La frase de Carl Sagan define a la perfección lo que es el escepticismo. Descartes había dicho textualmente: “Solo debo admitir lo que es indudable”. Cada ser humano decide lo que para él no puede ser puesto en tela de duda, en cual caso puede creer en el Corán, en la Biblia, en el Libro de Mormón, la Torá, el Talmud, el Bhagavad guitá, Mein Kampf o dejarse guiar por mentes preclaras que trajeron una luz muy personal: Gandhi, Martin Luther King, Buda Gautama, Jesús, Sócrates, Kant, Saint Exupéry y otros, es indudable que tendrán ellos muchos puntos en común. Cometeré una imprudencia al declararme dueño de la única verdad, pudiendo convertirme en fanático o fundamentalista, criticando o despreciando las creencias de los demás. Los budistas no creen en ningún dios exterior, lo que no les impide lograr una extraordinaria superación personal. El ateo, el agnóstico, al apegarse al más estricto humanismo, se imponen normas de conducta que pueden ser tan o más exigentes que las religiosas, porque no se dejan guiar por ninguna promesa de recompensa ni temor a eventuales castigos: es el deber por el deber preconizado por Kant. El humanismo consiste en practicar todo lo que nos puede ayudar a ser más justo, solidario, consciente del mundo en el que vivimos, amando a los demás. Ver los defectos ajenos ignorando los nuestros equivale a una ceguera mental que frisa la estupidez. Sigo pensando que la gentileza, la cortesía son las máximas virtudes que ostenta el ser humano de cualquier nivel social. En este sentido, el hecho de contaminar el planeta o podar indiscriminadamente los árboles puede ser una falta más grave que el eventual adulterio.

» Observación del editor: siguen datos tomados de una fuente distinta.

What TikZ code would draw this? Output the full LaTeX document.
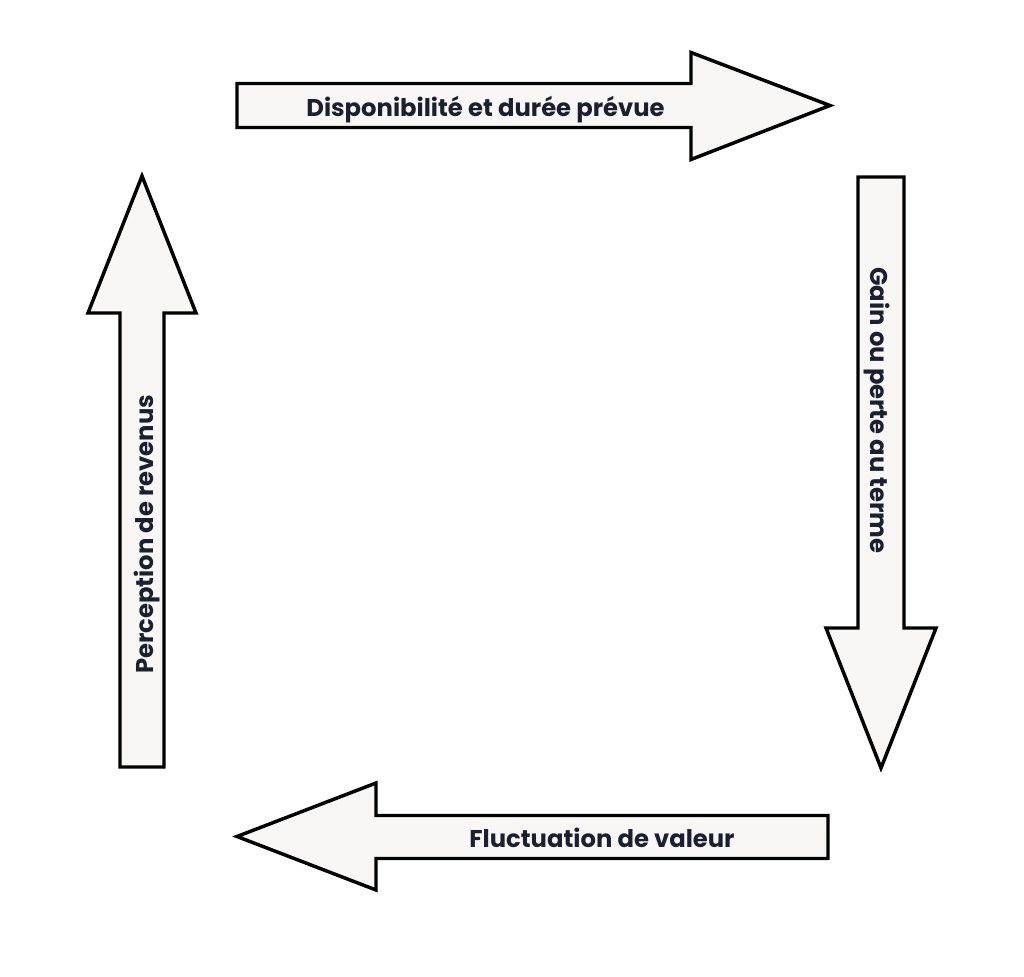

Respeto a Carl Sagan sabiendo que lo importante es buscar, investigar, evitar desde luego lo que nos puede llevar a sentimientos negativos como el odio, la envidia, el desquite, el resentimiento, la soberbia, la constante crítica dirigida hacia los demás, no hacia nosotros mismos. Desconfío de la fe ciega que puede admitir cualquier cosa sin pruebas, razón por la que no creo en otra vida después de esta, pues nadie ha vuelto de aquel hipotético mundo. Pienso que toda persona dotada de una fe religiosa, la que sea, resuelve o interpreta a su manera las preguntas o eventuales respuestas que puede intercambiar con divinidades en cualquier parte del planeta. Puedo reservarme el derecho de pensar que los dioses no hablan, que los muertos no vuelven, pero es razonable dejar que cada cual saque sus propias conclusiones. El peligro más grande para cualquier creyente es no admitir (a veces con cierta agresividad) que otras personas puedan tener otro credo, otra filosofía. No hemos captado todavía la importancia de la tolerancia, tanto en materia de religión como de política. Se llega a la triste conclusión de que debamos convertir en adversarios o enemigos a todos quienes no piensan como nosotros. Volvamos entonces a la filosofía del emperador Marco Aurelio: “Si cada cual quisiera hacer feliz a cada cual, todos seríamos felices por mutua solidaridad”. Es la más grande perogrullada, la que todavía no logramos asimilar.